Diluting wishes of 400 people by introducing word “flexible”

When it comes to strong and comprehensive planning regulations designed to protect and preserve Kitchener’s older, established neighbourhoods, I don’t like weasel words like “flexibility.”

Which is why this downtown councillor joined Coun. John Gazzola to recently oppose a recent change to an important planning policy document titled Residential Intensification in Established Neighbourhoods (RIENS).
After more than 400 residents attended RIENS public meetings and expressed their views, a consultant and city planners brought the RIENS study to council with a recommendation protecting older communities from development that could have a detrimental impact on the existing character of any street. Key points of the recommendation included heights and setbacks of any proposed new house in order for it to fit into an established street character.
When council heard predictable objections from developers and some councillors, that word “flexible” surfaced.
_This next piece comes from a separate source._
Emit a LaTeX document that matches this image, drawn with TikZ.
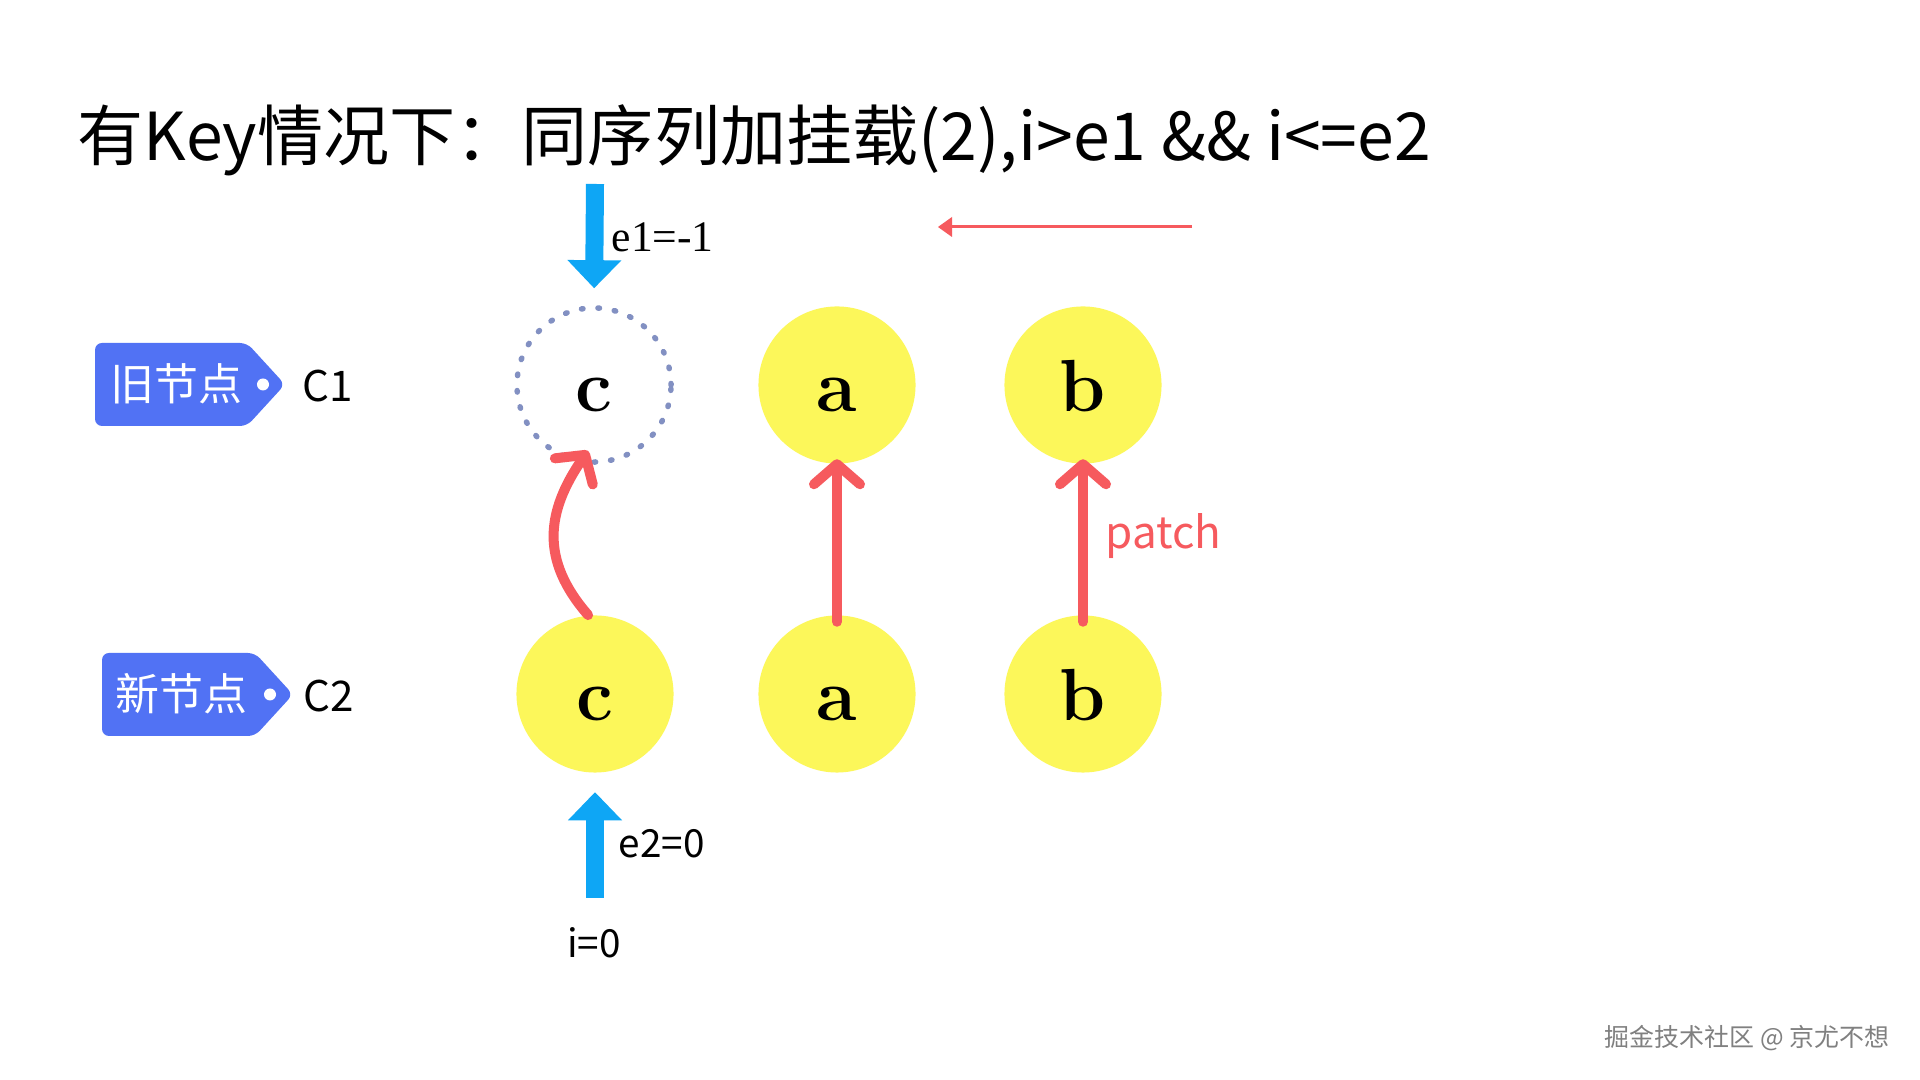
\documentclass[tikz,border=0pt]{standalone}
\usepackage{fontspec}
\newfontfamily\cjk{Noto Sans CJK SC}
\newfontfamily\lserif{Liberation Serif}
\usetikzlibrary{arrows.meta}
\definecolor{tagblue}{HTML}{5172F4}
\definecolor{arrblue}{HTML}{0EA6F5}
\definecolor{pred}{HTML}{F65A5E}
\definecolor{nyellow}{HTML}{FCF75A}
\definecolor{dotgray}{HTML}{8290C2}
\definecolor{wmgray}{HTML}{808080}
\begin{document}
\begin{tikzpicture}[x=0.01cm,y=-0.01cm,
  ball/.style={circle, fill=nyellow, minimum size=1.57cm, inner sep=0pt,
    text height=0.52cm, text depth=0pt, font=\bfseries\fontsize{21pt}{22pt}\selectfont},
  ghost/.style={circle, draw=dotgray, line width=0.055cm, dash pattern=on 0.015cm off 0.15cm,
    line cap=round, minimum size=1.54cm, inner sep=0pt,
    text height=0.52cm, text depth=0pt, font=\bfseries\fontsize{21pt}{22pt}\selectfont},
  patcharrow/.style={draw=pred, line width=0.1cm, line cap=round,
    -{Straight Barb[round, length=0.2cm, width=0.46cm]}},
  bluearrow/.style={draw=arrblue, line width=0.18cm,
    -{Triangle[length=0.28cm, width=0.54cm, line width=0pt]}},
  tagshape/.style={fill=tagblue, rounded corners=0.07cm},
  tagtext/.style={anchor=base west, text=white, inner sep=0pt, font=\cjk\fontsize{12.5pt}{14pt}\selectfont},
  sidetext/.style={anchor=base west, inner sep=0pt, font=\cjk\fontsize{12pt}{14pt}\selectfont},
  smalltext/.style={inner sep=0pt, font=\cjk\fontsize{11pt}{12pt}\selectfont}
]
\useasboundingbox (0,0) rectangle (1920,1080);
\fill[white] (0,0) rectangle (1920,1080);

% title
\node[anchor=base west, inner sep=0pt, font=\cjk\fontsize{18.8pt}{20pt}\selectfont] (title) at (77,161)
  {有Key情况下：同序列加挂载(2),i>e1 \&\& i<=e2};

% tags
\fill[tagshape] (95,343) -- (247,343) -- (285,384.5) -- (247,426) -- (95,426) -- cycle;
\fill[white] (263,384.5) circle[radius=0.06cm];
\node[tagtext] (oldtag) at (110,401) {旧节点};
\node[sidetext] (c1) at (302,402) {C1};

\fill[tagshape] (102,653) -- (255,653) -- (293,694.5) -- (255,736) -- (102,736) -- cycle;
\fill[white] (270,694.5) circle[radius=0.06cm];
\node[tagtext] (newtag) at (115,711) {新节点};
\node[sidetext] (c2) at (303,712) {C2};

% nodes
\node[ghost] (oldc) at (594,385) {c};
\node[ball] (olda) at (837,385) {a};
\node[ball] (oldb) at (1083,385) {b};
\node[ball] (newc) at (595,694) {c};
\node[ball] (newa) at (837,694) {a};
\node[ball] (newb) at (1083,694) {b};

% blue arrows
\coordinate (e1top) at (595,184);
\draw[bluearrow, shorten >=0.17cm] (e1top) -- (oldc.north);
\node[anchor=base west, inner sep=0pt, font=\lserif\fontsize{12.4pt}{13pt}\selectfont] (e1lbl) at (611,252) {e1=-1};

\coordinate (e2bot) at (595,898);
\draw[bluearrow, shorten >=0.19cm] (e2bot) -- (newc.south);
\node[smalltext, anchor=base west] (e2lbl) at (618,858) {e2=0};
\node[smalltext, anchor=base] (ilbl) at (594,958) {i=0};

% red thin arrow
\coordinate (rstart) at (1192,227);
\coordinate (rend) at (938,227);
\draw[draw=pred, line width=0.03cm, -{Triangle[length=0.14cm, width=0.2cm, line width=0pt]}] (rstart) -- (rend);

% patch arrows
\draw[patcharrow] (newc.95) .. controls +(-48,-55) and +(-42,61) .. ([shift={(-6,-14)}]oldc.south);
\draw[patcharrow, shorten <=-0.07cm, shorten >=-0.05cm] (newa.north) -- (olda.south);
\draw[patcharrow, shorten <=-0.07cm, shorten >=-0.05cm] (newb.north) -- (oldb.south);
\node[anchor=base west, inner sep=0pt, text=pred, font=\cjk\fontsize{12.5pt}{14pt}\selectfont] (patch) at (1105,549) {patch};

% watermark
\node[anchor=base east, inner sep=0pt, text=wmgray, font=\cjk\fontsize{7.1pt}{8pt}\selectfont] (wm) at (1890,1047) {掘金技术社区 @ 京尤不想};
\end{tikzpicture}
\end{document}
After Planning Committee Chairman Paul Singh and Community Services Chairman Bil Ioannidis declared conflicts of interest and didn’t vote, council unanimously voted to accept the RIENS report.
But Mayor Berry Vrbanovic along with Councillors Sarah Marsh, Kelly Galloway-Sealock, Yvonne Fernandes, Scott Davey, Zyg Janecki, and Dave Schneider also voted in favour of an added recommendation.
It said: “That additional flexibility be explored for building height and front yard setbacks through the city’s upcoming Comprehensive review of the Zoning bylaw (CROZBY).
When I unsuccessfully argued against the added recommendation, I emphasized council risked creating justified cynicism after encouraging more than 400 people to participate in RIENS only to dilute their wishes with use of that waffling word “flexible.”
Pro-development supporters of the added recommendation insisted council could include flexibility as planners reviewed zoning requirements in CROZBY.
No doubt. But when “flexible” rules are applied, what will be the impact on established neighbourhoods?
Perhaps when CROZBY comes to council, some of the 400 RIENS participants should attend the meeting and pose that question.